■ GIVEN INSTRUCTION ■
Present the following data again exactly as it is shown.

■ MATERIAL PROVIDED ■

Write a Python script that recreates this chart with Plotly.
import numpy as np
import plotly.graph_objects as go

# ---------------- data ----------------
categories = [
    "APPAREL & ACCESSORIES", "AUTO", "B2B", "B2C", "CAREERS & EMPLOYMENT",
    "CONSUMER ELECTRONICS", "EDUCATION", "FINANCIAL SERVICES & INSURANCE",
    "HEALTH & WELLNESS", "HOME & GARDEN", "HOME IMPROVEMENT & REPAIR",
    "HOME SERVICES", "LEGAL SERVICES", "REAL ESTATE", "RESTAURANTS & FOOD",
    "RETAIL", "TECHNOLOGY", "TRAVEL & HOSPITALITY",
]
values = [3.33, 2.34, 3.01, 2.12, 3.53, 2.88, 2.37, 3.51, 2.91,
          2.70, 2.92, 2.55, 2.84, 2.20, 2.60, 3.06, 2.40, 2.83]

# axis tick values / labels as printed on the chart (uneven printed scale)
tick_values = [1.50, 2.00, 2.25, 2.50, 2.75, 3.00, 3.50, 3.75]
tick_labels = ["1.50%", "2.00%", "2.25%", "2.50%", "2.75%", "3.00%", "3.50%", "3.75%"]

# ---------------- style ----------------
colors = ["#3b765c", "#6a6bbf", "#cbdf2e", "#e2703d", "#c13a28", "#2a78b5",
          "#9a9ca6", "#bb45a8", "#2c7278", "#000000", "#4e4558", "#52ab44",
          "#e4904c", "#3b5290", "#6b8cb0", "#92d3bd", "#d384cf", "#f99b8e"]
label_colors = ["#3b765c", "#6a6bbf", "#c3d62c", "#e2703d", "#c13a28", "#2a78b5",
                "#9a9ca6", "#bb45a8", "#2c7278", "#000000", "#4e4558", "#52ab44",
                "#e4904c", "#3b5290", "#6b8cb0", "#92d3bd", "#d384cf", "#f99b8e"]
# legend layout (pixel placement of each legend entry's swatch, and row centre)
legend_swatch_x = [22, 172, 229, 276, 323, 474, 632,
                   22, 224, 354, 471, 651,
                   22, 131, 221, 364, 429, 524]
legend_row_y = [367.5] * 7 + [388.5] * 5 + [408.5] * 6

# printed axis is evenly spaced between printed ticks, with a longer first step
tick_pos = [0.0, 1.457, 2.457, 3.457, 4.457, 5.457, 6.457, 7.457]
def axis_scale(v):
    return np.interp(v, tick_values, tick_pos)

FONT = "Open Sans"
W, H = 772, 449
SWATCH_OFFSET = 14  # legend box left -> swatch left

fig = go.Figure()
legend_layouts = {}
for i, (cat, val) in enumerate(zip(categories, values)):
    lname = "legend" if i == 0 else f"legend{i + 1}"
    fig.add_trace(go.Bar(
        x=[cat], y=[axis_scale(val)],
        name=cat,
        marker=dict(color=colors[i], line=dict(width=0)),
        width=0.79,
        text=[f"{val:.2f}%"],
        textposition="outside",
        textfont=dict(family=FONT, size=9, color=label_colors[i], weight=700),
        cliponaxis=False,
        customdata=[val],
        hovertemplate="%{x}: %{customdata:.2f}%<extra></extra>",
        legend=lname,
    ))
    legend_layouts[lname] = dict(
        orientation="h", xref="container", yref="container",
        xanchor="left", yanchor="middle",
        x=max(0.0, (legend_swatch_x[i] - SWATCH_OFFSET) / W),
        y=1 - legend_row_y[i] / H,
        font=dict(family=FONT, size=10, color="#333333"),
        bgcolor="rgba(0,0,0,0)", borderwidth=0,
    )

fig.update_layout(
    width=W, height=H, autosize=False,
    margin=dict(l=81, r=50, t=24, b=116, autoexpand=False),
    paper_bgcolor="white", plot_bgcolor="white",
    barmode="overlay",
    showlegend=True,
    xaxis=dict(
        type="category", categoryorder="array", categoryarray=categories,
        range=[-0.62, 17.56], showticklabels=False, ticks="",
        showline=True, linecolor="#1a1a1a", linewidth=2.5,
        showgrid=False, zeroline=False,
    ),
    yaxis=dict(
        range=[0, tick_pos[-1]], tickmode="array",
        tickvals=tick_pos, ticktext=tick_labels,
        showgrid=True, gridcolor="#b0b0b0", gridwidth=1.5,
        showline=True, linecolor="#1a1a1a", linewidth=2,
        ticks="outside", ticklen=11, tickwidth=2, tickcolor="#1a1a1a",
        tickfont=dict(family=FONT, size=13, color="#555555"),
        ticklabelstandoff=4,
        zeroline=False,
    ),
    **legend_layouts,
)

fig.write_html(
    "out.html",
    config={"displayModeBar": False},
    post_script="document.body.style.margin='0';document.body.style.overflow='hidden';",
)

■ THE ANSWER ■
Write a Python script that recreates this chart with Plotly.
import numpy as np
import plotly.graph_objects as go

# ---------------- data ----------------
categories = [
    "APPAREL & ACCESSORIES", "AUTO", "B2B", "B2C", "CAREERS & EMPLOYMENT",
    "CONSUMER ELECTRONICS", "EDUCATION", "FINANCIAL SERVICES & INSURANCE",
    "HEALTH & WELLNESS", "HOME & GARDEN", "HOME IMPROVEMENT & REPAIR",
    "HOME SERVICES", "LEGAL SERVICES", "REAL ESTATE", "RESTAURANTS & FOOD",
    "RETAIL", "TECHNOLOGY", "TRAVEL & HOSPITALITY",
]
values = [3.33, 2.34, 3.01, 2.12, 3.53, 2.88, 2.37, 3.51, 2.91,
          2.70, 2.92, 2.55, 2.84, 2.20, 2.60, 3.06, 2.40, 2.83]

# axis tick values / labels as printed on the chart (uneven printed scale)
tick_values = [1.50, 2.00, 2.25, 2.50, 2.75, 3.00, 3.50, 3.75]
tick_labels = ["1.50%", "2.00%", "2.25%", "2.50%", "2.75%", "3.00%", "3.50%", "3.75%"]

# ---------------- style ----------------
colors = ["#3b765c", "#6a6bbf", "#cbdf2e", "#e2703d", "#c13a28", "#2a78b5",
          "#9a9ca6", "#bb45a8", "#2c7278", "#000000", "#4e4558", "#52ab44",
          "#e4904c", "#3b5290", "#6b8cb0", "#92d3bd", "#d384cf", "#f99b8e"]
label_colors = ["#3b765c", "#6a6bbf", "#c3d62c", "#e2703d", "#c13a28", "#2a78b5",
                "#9a9ca6", "#bb45a8", "#2c7278", "#000000", "#4e4558", "#52ab44",
                "#e4904c", "#3b5290", "#6b8cb0", "#92d3bd", "#d384cf", "#f99b8e"]
# legend layout (pixel placement of each legend entry's swatch, and row centre)
legend_swatch_x = [22, 172, 229, 276, 323, 474, 632,
                   22, 224, 354, 471, 651,
                   22, 131, 221, 364, 429, 524]
legend_row_y = [367.5] * 7 + [388.5] * 5 + [408.5] * 6

# printed axis is evenly spaced between printed ticks, with a longer first step
tick_pos = [0.0, 1.457, 2.457, 3.457, 4.457, 5.457, 6.457, 7.457]
def axis_scale(v):
    return np.interp(v, tick_values, tick_pos)

FONT = "Open Sans"
W, H = 772, 449
SWATCH_OFFSET = 14  # legend box left -> swatch left

fig = go.Figure()
legend_layouts = {}
for i, (cat, val) in enumerate(zip(categories, values)):
    lname = "legend" if i == 0 else f"legend{i + 1}"
    fig.add_trace(go.Bar(
        x=[cat], y=[axis_scale(val)],
        name=cat,
        marker=dict(color=colors[i], line=dict(width=0)),
        width=0.79,
        text=[f"{val:.2f}%"],
        textposition="outside",
        textfont=dict(family=FONT, size=9, color=label_colors[i], weight=700),
        cliponaxis=False,
        customdata=[val],
        hovertemplate="%{x}: %{customdata:.2f}%<extra></extra>",
        legend=lname,
    ))
    legend_layouts[lname] = dict(
        orientation="h", xref="container", yref="container",
        xanchor="left", yanchor="middle",
        x=max(0.0, (legend_swatch_x[i] - SWATCH_OFFSET) / W),
        y=1 - legend_row_y[i] / H,
        font=dict(family=FONT, size=10, color="#333333"),
        bgcolor="rgba(0,0,0,0)", borderwidth=0,
    )

fig.update_layout(
    width=W, height=H, autosize=False,
    margin=dict(l=81, r=50, t=24, b=116, autoexpand=False),
    paper_bgcolor="white", plot_bgcolor="white",
    barmode="overlay",
    showlegend=True,
    xaxis=dict(
        type="category", categoryorder="array", categoryarray=categories,
        range=[-0.62, 17.56], showticklabels=False, ticks="",
        showline=True, linecolor="#1a1a1a", linewidth=2.5,
        showgrid=False, zeroline=False,
    ),
    yaxis=dict(
        range=[0, tick_pos[-1]], tickmode="array",
        tickvals=tick_pos, ticktext=tick_labels,
        showgrid=True, gridcolor="#b0b0b0", gridwidth=1.5,
        showline=True, linecolor="#1a1a1a", linewidth=2,
        ticks="outside", ticklen=11, tickwidth=2, tickcolor="#1a1a1a",
        tickfont=dict(family=FONT, size=13, color="#555555"),
        ticklabelstandoff=4,
        zeroline=False,
    ),
    **legend_layouts,
)

fig.write_html(
    "out.html",
    config={"displayModeBar": False},
    post_script="document.body.style.margin='0';document.body.style.overflow='hidden';",
)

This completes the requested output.